Dear Mary Pat,
I was recently invited to a purse party by some old high school friends. Dinner or drinks would have been a better way to catch up, but I thought, how bad can it be? Well, it was pretty bad. I don’t know which was worse, the fact that the basic plain bag was $34.95 (the suggested retail value should have been $.99) before you bought the changeable covers, or that the sales lady was all over us like white on rice. “Aren’t these to die for?” “Oh my gosh, I have all of the covers since I couldn’t decide which one was the cutest!” It took all my effort to paste a smile on my face and hope that no one noticed that I didn’t leave with one of the “coveted” bags.
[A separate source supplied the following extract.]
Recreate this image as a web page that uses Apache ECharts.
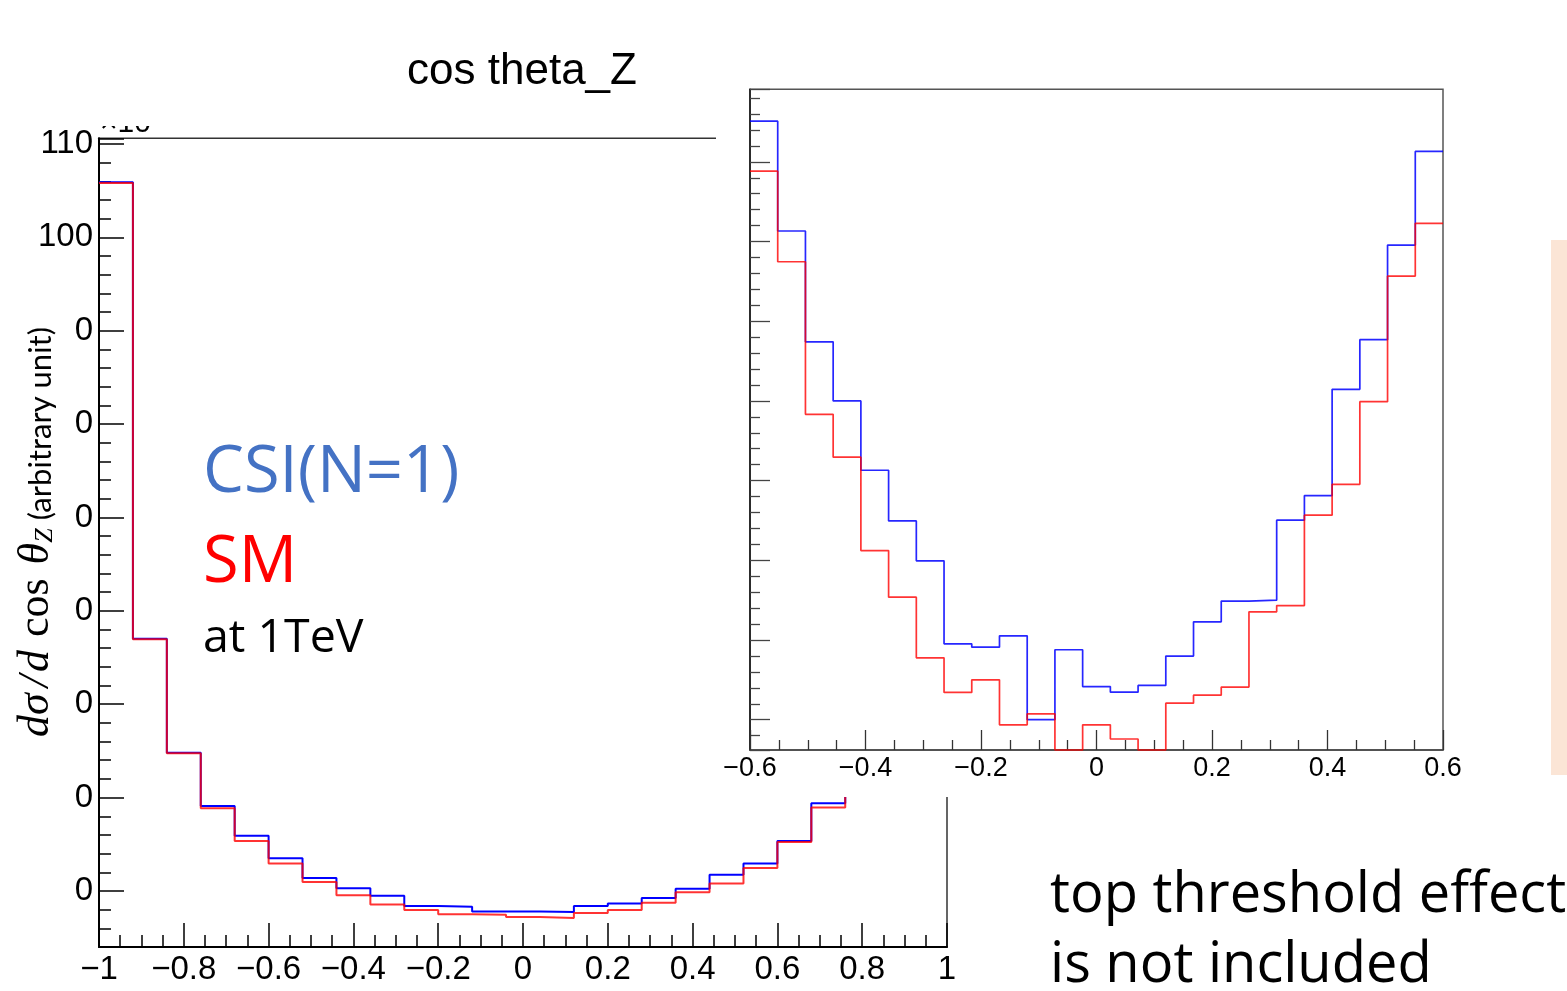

Do you have any tips on how to avoid these parties in the first place? Or, if I end up at one again, how do I avoid offending anyone by not purchasing any of that cheap crap? It shouldn’t be a crime having good taste, right?
Longest Three Hours of My Life
Fish Creek, WI
Dear Longest Three Hours on My Life,
When I was 24 years old, I found myself at a Tupperware party with some girls from work…on a Friday night. I had a scary vision of repeating this type of social engagement on a much too frequent basis. I made arrangements the following day to meet with a realtor so that I could escape this suburban hell. Six months later, I was living in a much more metropolitan setting, having moved all my belongings (including a pretty extensive Tupperware collection – in my defense, it is a practical item. Plus, I hadn’t honed my home party defensive skills yet) a safe 50 miles away.
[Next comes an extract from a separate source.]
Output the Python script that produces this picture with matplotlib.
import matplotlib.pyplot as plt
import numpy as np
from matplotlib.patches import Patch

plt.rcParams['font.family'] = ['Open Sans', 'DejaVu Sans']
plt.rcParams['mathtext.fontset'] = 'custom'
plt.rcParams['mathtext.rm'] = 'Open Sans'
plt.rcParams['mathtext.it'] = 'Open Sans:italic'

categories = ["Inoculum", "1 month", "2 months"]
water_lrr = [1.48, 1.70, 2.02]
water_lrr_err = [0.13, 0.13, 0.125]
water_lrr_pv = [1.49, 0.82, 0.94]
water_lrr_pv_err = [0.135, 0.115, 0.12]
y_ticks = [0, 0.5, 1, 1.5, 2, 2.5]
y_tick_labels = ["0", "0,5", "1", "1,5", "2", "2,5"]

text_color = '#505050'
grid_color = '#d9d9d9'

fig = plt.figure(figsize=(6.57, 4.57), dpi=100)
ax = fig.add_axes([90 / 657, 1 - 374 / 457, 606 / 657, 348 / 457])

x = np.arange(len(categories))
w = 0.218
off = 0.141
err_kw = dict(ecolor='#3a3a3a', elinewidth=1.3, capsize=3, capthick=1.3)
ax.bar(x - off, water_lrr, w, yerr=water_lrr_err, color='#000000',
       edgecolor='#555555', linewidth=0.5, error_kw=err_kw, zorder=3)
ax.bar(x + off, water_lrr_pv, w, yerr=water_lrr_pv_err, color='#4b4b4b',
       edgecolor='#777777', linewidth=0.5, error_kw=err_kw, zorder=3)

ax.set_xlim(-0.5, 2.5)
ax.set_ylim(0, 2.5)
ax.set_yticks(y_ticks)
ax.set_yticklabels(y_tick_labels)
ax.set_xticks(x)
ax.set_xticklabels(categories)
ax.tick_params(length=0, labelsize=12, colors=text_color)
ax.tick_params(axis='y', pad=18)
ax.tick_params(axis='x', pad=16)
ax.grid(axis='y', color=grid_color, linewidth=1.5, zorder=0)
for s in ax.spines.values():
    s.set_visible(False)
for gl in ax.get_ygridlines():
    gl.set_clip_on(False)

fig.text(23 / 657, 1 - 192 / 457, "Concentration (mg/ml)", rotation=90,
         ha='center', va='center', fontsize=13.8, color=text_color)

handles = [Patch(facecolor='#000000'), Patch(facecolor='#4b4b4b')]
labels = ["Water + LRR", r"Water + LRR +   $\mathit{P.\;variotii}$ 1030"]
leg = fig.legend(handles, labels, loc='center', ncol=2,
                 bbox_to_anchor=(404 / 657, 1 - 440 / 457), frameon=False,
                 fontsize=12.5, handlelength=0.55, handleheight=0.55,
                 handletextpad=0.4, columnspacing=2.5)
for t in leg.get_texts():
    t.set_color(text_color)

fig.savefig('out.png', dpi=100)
It’s always awkward because you usually know the person inviting you and you are going to feel some pressure to purchase something. It should really be left up to you, though. Plus, there has got to be a limit. For example, you can sometimes get sucked into a never ending rotation if your friends are trying to get extra credit by hosting parties. Also, some of the sales people can be pretty aggressive, which is a turn off. If your friends are good to you, they will leave you to make up your own mind to select what you would like to buy, if anything. Lastly, you don’t have to be Anna Wintour (Editor of Vogue for those of you living under a rock) to have standards. If something is cheap or ugly, my suggestion is to run as fast as you can. It’s all in the eye of the beholder, but I can promise you I wouldn’t pay 35 clams for a Naugahyde purse that most likely cost a whole $2 to manufacture.
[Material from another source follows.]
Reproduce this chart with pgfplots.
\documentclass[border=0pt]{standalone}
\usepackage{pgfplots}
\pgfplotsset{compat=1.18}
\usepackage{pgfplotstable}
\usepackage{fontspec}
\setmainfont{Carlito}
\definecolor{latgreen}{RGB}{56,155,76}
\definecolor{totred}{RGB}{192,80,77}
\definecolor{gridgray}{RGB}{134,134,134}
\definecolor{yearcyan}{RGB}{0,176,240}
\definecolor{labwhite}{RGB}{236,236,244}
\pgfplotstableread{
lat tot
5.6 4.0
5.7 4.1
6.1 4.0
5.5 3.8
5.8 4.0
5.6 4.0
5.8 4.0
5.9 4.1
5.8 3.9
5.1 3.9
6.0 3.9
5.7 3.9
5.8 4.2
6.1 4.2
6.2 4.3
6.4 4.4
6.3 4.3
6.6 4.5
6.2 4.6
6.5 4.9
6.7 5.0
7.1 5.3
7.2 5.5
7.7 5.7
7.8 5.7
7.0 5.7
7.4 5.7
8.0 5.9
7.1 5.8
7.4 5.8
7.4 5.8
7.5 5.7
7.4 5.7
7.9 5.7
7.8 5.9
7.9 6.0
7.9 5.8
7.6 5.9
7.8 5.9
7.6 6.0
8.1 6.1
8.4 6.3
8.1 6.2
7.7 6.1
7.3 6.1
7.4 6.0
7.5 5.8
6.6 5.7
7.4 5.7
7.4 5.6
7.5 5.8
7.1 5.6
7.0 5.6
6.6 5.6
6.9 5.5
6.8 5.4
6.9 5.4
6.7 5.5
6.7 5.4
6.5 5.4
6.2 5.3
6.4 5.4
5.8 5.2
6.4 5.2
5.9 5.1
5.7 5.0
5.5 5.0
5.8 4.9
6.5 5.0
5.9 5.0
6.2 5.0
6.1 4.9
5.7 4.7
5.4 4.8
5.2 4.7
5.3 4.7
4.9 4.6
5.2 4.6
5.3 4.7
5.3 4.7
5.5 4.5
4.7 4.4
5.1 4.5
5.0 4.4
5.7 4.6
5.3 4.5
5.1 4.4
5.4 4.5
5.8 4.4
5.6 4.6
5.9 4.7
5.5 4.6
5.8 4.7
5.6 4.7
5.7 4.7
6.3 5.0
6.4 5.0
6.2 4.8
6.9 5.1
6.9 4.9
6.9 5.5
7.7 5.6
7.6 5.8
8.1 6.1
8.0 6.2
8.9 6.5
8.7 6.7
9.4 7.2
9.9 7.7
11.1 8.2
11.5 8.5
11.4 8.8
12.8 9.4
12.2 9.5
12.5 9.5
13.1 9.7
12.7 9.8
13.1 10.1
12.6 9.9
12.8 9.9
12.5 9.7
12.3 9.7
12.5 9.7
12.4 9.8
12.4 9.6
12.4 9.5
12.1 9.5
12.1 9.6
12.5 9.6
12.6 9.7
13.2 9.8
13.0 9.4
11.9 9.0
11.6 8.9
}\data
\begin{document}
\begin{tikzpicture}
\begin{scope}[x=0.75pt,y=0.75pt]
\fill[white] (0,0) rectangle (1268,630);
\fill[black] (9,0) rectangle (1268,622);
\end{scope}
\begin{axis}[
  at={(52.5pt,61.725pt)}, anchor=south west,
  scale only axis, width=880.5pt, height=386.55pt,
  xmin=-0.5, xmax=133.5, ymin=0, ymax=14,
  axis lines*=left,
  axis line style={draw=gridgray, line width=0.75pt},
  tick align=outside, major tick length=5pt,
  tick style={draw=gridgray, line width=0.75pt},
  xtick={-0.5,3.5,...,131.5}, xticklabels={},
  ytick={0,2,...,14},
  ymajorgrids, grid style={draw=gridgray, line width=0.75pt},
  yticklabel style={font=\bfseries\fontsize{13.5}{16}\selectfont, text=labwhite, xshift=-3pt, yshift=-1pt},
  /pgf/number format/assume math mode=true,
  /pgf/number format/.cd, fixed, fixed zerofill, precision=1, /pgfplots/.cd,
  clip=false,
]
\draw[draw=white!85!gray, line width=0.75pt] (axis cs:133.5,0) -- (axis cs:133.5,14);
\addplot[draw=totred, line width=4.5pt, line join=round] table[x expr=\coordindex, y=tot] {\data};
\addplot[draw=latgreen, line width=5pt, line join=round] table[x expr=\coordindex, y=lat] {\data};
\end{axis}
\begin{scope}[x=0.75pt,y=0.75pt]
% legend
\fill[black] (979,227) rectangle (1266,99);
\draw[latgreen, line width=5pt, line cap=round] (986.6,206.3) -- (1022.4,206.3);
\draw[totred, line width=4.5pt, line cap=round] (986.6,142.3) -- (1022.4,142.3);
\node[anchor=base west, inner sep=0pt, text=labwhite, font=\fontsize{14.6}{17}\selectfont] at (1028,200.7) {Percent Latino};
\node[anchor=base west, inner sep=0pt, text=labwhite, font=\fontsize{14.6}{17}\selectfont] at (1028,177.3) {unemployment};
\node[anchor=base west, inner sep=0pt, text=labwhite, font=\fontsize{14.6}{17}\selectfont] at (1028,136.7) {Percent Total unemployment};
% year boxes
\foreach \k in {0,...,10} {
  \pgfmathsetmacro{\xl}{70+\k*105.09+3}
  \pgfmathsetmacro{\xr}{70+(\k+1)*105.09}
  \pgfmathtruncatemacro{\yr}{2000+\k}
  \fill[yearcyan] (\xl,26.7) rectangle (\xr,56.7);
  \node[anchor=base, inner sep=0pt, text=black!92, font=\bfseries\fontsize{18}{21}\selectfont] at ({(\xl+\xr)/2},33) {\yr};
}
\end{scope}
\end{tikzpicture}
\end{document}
For the record, I would like to say that I have been to some good home parties where the items were quality. To be safe, see if you can do a little research next time about what the offerings are. Look online ahead of time to see if the prices are within your budget and items are your style. If so, go to the party and enjoy. If not, politely decline and wait for the next invite to come along. Trust me, if you’re female between the ages of 20 – 80, you’ll have plenty of opportunities.